Topping-up is a preventive measure against bacterial infection,
and also makes good the removal of lees or deposits which accumulate on the
bottom of containers during the self-clarification process following completion
of fermentation. It was also intended to use the pressings as a balancing medium
for the experimental wine before bottling if required. The experimental
hogsheads were stored in underground cellars where the temperature was constant
at 15C and fermentation was completed in twelve days as previously determined.

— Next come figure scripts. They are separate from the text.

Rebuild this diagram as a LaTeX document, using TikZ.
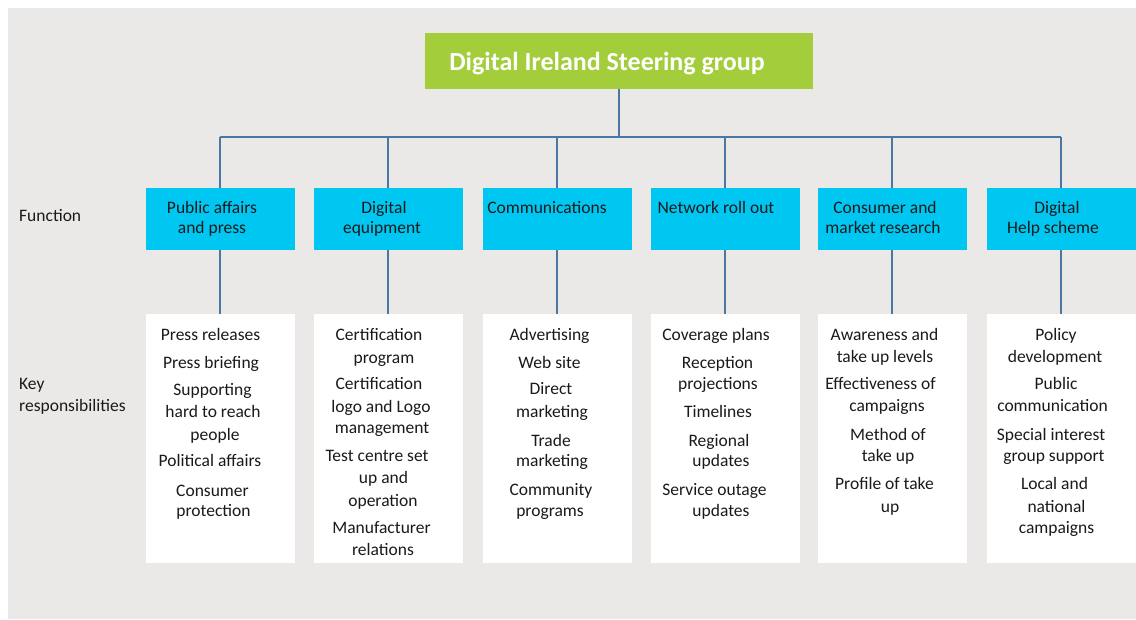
\documentclass[tikz,border=0pt]{standalone}
\usepackage{fontspec}
\setmainfont{Carlito}
\definecolor{bgc}{HTML}{EBE9E7}
\definecolor{greenc}{HTML}{A3CD3A}
\definecolor{cyanc}{HTML}{00C6F2}
\definecolor{linec}{HTML}{4D77A3}
\definecolor{textc}{HTML}{1A1A1A}
\begin{document}
\begin{tikzpicture}[x=1pt,y=-1pt,
  titlebox/.style={fill=greenc, draw=none, minimum width=388pt, minimum height=56pt, inner sep=0pt},
  titletext/.style={font=\bfseries\fontsize{26}{29}\selectfont, text=white, inner sep=0pt},
  fbox/.style={fill=cyanc, draw=none, minimum width=149pt, minimum height=62pt, inner sep=0pt},
  rbox/.style={fill=white, draw=none, minimum width=149pt, minimum height=249pt, inner sep=0pt},
  txt/.style={font=\fontsize{17.5}{20}\selectfont, text=textc, inner sep=0pt, anchor=base},
  conn/.style={draw=linec, line width=2pt}]
\useasboundingbox (0,0) rectangle (1136,619);
\fill[bgc] (8,8) rectangle (1136,619);

% title
\node[titlebox] (t) at (619,61) {};
\node[titletext, anchor=base] (tt) at (607,70) {Digital Ireland Steering group};

% function boxes
\node[fbox] (f1) at (220,219) {};
\node[fbox] (f2) at (388,219) {};
\node[fbox] (f3) at (557,219) {};
\node[fbox] (f4) at (725,219) {};
\node[fbox] (f5) at (892,219) {};
\node[fbox] (f6) at (1061,219) {};

% responsibility boxes
\node[rbox] (r1) at (220,438.5) {};
\node[rbox] (r2) at (388,438.5) {};
\node[rbox] (r3) at (557,438.5) {};
\node[rbox] (r4) at (725,438.5) {};
\node[rbox] (r5) at (892,438.5) {};
\node[rbox] (r6) at (1061,438.5) {};

% connectors
\coordinate (bus) at (619,137);
\draw[conn] (t.south) -- (t.south |- bus);
\draw[conn] (f1.north |- bus) -- (f6.north |- bus);
\foreach \i in {1,...,6}{
  \draw[conn] (f\i.north) -- (f\i.north |- bus);
  \draw[conn] (f\i.south) -- (r\i.north);
}

% side labels
\node[txt, anchor=base west] (lf) at (19,221) {Function};
\node[txt, anchor=base west] (lk1) at (19,389) {Key};
\node[txt, anchor=base west] (lk2) at (19,411) {responsibilities};

% function texts
\foreach \x/\y/\t [count=\i] in {212/207/Public affairs, 212/227/and press,
  384/207/Digital, 382/227/equipment,
  547/207/Communications,
  716/207/Network roll out,
  885/207/Consumer and, 883/227/market research,
  1057/207/Digital, 1053/227/Help scheme}
  \node[txt] (ft\i) at (\x,\y+6.5) {\t};

% responsibilities
\foreach \x/\y/\t [count=\i] in {210.5/334/Press releases, 211/362/Press briefing,
  212.5/389/Supporting, 213/411/hard to reach, 215/434/people,
  210/460/Political affairs, 212.5/490/Consumer, 213.5/510/protection}
  \node[txt] (ra\i) at (\x,\y+6.5) {\t};

\foreach \x/\y/\t [count=\i] in {379/334/Certification, 384/357/program,
  379/383/Certification, 381/406/logo and Logo, 382/427/management,
  377/455/Test centre set, 383.5/477/up and, 383/500/operation,
  381.5/527/Manufacturer, 383/549/relations}
  \node[txt] (rb\i) at (\x,\y+6.5) {\t};

\foreach \x/\y/\t [count=\i] in {549.5/334/Advertising, 549.5/362/Web site,
  551/388/Direct, 552/411/marketing,
  551/440/Trade, 552/460/marketing,
  551/489/Community, 550/510/programs}
  \node[txt] (rc\i) at (\x,\y+6.5) {\t};

\foreach \x/\y/\t [count=\i] in {716/334/Coverage plans,
  717.5/362/Reception, 718/383/projections,
  718/411/Timelines,
  719/440/Regional, 721/460/updates,
  714.5/489/Service outage, 721/510/updates}
  \node[txt] (rd\i) at (\x,\y+6.5) {\t};

\foreach \x/\y/\t [count=\i] in {884.5/334/Awareness and, 885/356/take up levels,
  880.5/383/Effectiveness of, 887/405/campaigns,
  888/434/Method of, 888/455/take up,
  884.5/483/Profile of take, 890/506/up}
  \node[txt] (re\i) at (\x,\y+6.5) {\t};

\foreach \x/\y/\t [count=\i] in {1056/334/Policy, 1055/356/development,
  1056/383/Public, 1052.5/405/communication,
  1051/434/Special interest, 1054/455/group support,
  1054.5/483/Local and, 1056.5/506/national, 1056.5/527/campaigns}
  \node[txt] (rf\i) at (\x,\y+6.5) {\t};
\end{tikzpicture}
\end{document}
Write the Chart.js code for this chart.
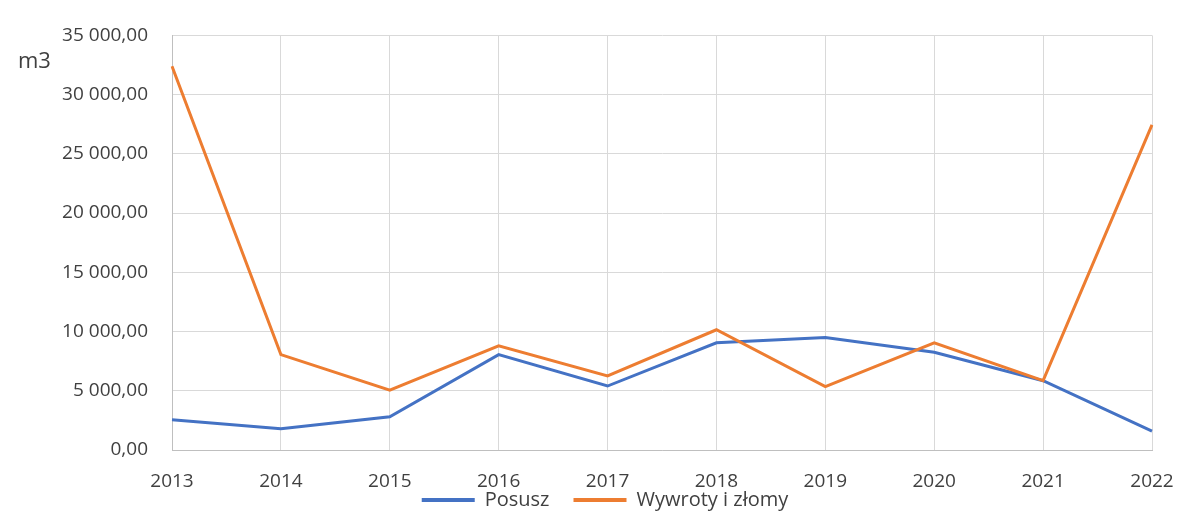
<!DOCTYPE html>
<html>
<head>
<meta charset="utf-8">
<script src="https://cdn.jsdelivr.net/npm/chart.js@4"></script>
<style>
  html, body { margin: 0; padding: 0; background: #ffffff; }
  #wrap { width: 1184px; height: 527px; position: relative; }
</style>
</head>
<body>
<div id="wrap"><canvas id="chart" width="1184" height="527"></canvas></div>
<script>
// Chart data
const years = ['2013', '2014', '2015', '2016', '2017', '2018', '2019', '2020', '2021', '2022'];
const posusz = [2550, 1800, 2800, 8050, 5400, 9050, 9500, 8250, 5850, 1600];
const wywroty = [32400, 8050, 5050, 8800, 6250, 10150, 5350, 9050, 5850, 27450];
const seriesNames = ['Posusz', 'Wywroty i złomy'];
const unitLabel = 'm3';

const FONT = "'Open Sans', 'DejaVu Sans', sans-serif";
const TEXT = '#404040';
const GRID = '#d9d9d9';
const LEGEND_PAD = 4;   // padding used when the legend is measured
const LEGEND_GAP = 24;  // wider gap between entries when it is drawn

// "35 000,00" style (Polish number format)
function formatPl(v) {
    const whole = Math.round(v).toString().replace(/\B(?=(\d{3})+(?!\d))/g, ' ');
    return whole + ',00';
}

// Draws the unit label at the top left
const unitPlugin = {
    id: 'unitLabel',
    afterDraw(chart) {
        const ctx = chart.ctx;
        ctx.save();
        ctx.font = '22px ' + FONT;
        ctx.fillStyle = TEXT;
        ctx.textAlign = 'left';
        ctx.textBaseline = 'middle';
        ctx.fillText(unitLabel, 18, 62);
        ctx.restore();
    }
};

// Keeps the legend short (it sits tight under the year labels) but spaces the entries out
const legendGapPlugin = {
    id: 'legendGap',
    beforeDraw(chart) {
        const lg = chart.legend;
        if (!lg) return;
        lg.options.labels.padding = LEGEND_GAP;
        lg.top -= (LEGEND_GAP - LEGEND_PAD) + 2;
    },
    afterDraw(chart) {
        if (chart.legend) chart.legend.options.labels.padding = LEGEND_PAD;
    }
};

new Chart(document.getElementById('chart').getContext('2d'), {
    type: 'line',
    data: {
        labels: years,
        datasets: [{
            label: seriesNames[0],
            data: posusz,
            borderColor: '#4472C4',
            backgroundColor: '#4472C4',
            borderWidth: 3,
            pointRadius: 0,
            tension: 0,
            order: 1,
        }, {
            label: seriesNames[1],
            data: wywroty,
            borderColor: '#ED7D31',
            backgroundColor: '#ED7D31',
            borderWidth: 3,
            pointRadius: 0,
            tension: 0,
            order: 0,
        }],
    },
    options: {
        responsive: false,
        animation: false,
        layout: { padding: { left: 18, right: 32, top: 32, bottom: 5 } },
        plugins: {
            tooltip: { enabled: false },
            legend: {
                position: 'bottom',
                labels: {
                    color: TEXT,
                    font: { family: FONT, size: 20 },
                    boxWidth: 53,
                    boxHeight: 4,
                    padding: LEGEND_PAD,
                    sort: (a, b) => a.datasetIndex - b.datasetIndex,
                    generateLabels(chart) {
                        const items = Chart.defaults.plugins.legend.labels.generateLabels(chart);
                        items.forEach((it) => { it.lineWidth = 0; });
                        return items;
                    },
                },
            },
        },
        scales: {
            x: {
                offset: false,
                grid: { color: GRID, drawTicks: false },
                border: { color: '#bfbfbf' },
                ticks: {
                    color: TEXT,
                    font: { family: FONT, size: 19 },
                    padding: 20,
                    maxRotation: 0,
                    autoSkip: false,
                },
                afterFit(scale) {
                    scale.height = 38;
                    scale.paddingLeft = 0;
                    scale.paddingRight = 0;
                },
            },
            y: {
                min: 0,
                max: 35000,
                grid: { color: GRID, drawTicks: false },
                border: { color: '#bfbfbf' },
                ticks: {
                    stepSize: 5000,
                    color: TEXT,
                    font: { family: FONT, size: 19 },
                    padding: 24,
                    callback: (v) => formatPl(v),
                },
                afterFit(scale) { scale.width = 154; },
            },
        },
    },
    plugins: [unitPlugin, legendGapPlugin],
});
</script>
</body>
</html>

Within a month, vast differences became apparent between the
experimental hogsheads and the control cask. Whereas the control wine showed all
the characteristics of a good, well-made wine cast in the orthodox mould, the
experimental wine was strikingly different. The volume of bouquet, comprising
raw oak mixed with natural varietal fruit, was tremendous. These characteristics
were also very apparent on the palate. The overall flavour was much more intense
than the control, and for a big young wine, the balance was superb. To my mind,
even at this early stage, there was no doubt that this wine would be different,
with almost unlimited potential if handled correctly.